寺本:舞台となっているアートリア公国は13世紀の中世ヨーロッパがモデルになっていますが、少ない資料をかき集めるのは大変でした。そんな中でイタリアに取材旅行に行かせていただいた時、光と影のコントラストの強さを感じたんです。「この光の強さをアニメで表現しよう」と思いました。テンペラ画の描き方についても東京芸術大学の先生に取材させていただき、なるべく嘘がない形で13世紀の生活を再現することを意識しています。観ていただければタイムスリップして、13世紀のヨーロッパへ冒険に行ったような気分になっていただけるのではないかなと。
──絵の世界が舞台ということで、背景にも絵画的な美しさを感じます。
寺本:絵の中に入る時は、なるべくその絵のタッチで描いていただきました。例えば、油絵であればモコモコと膨らんだタッチとか。

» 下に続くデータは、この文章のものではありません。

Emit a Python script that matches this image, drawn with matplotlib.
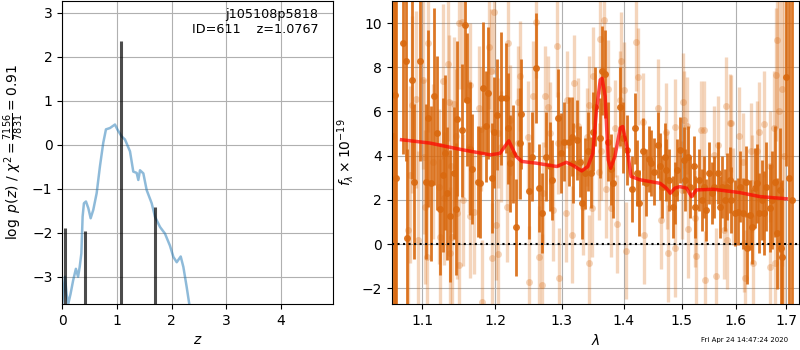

メインになるアートリア公国の絵も筆のタッチを活かした背景になっています。美術監督の友澤(優帆)さんをはじめ、背景担当の皆さんは大変だったと思いますが、すごく頑張っていただきました。友澤さんも『ドラえもん』が大好きなので、とにかく愛情を込めて描いてくださって嬉しかったです。
──OPも和洋の名画が並ぶ美術館にいるような感覚になりました。
寺本:タッチの異なる絵画が次々に出てきますから、私自身も観ていて面白いなと思いました。本編でも絵の中に入った時の背景とのび太たちが現実にいる時の背景の差を出すために、現実の方は写実的に描いていただきました。
──メインキャストの皆さんは、OP曲として「夢をかなえてドラえもん」が流れたことに感動されていました。
寺本:久しぶりのようですね。映画館で観てくれる子供たちが一緒に歌ってくれたら嬉しいです。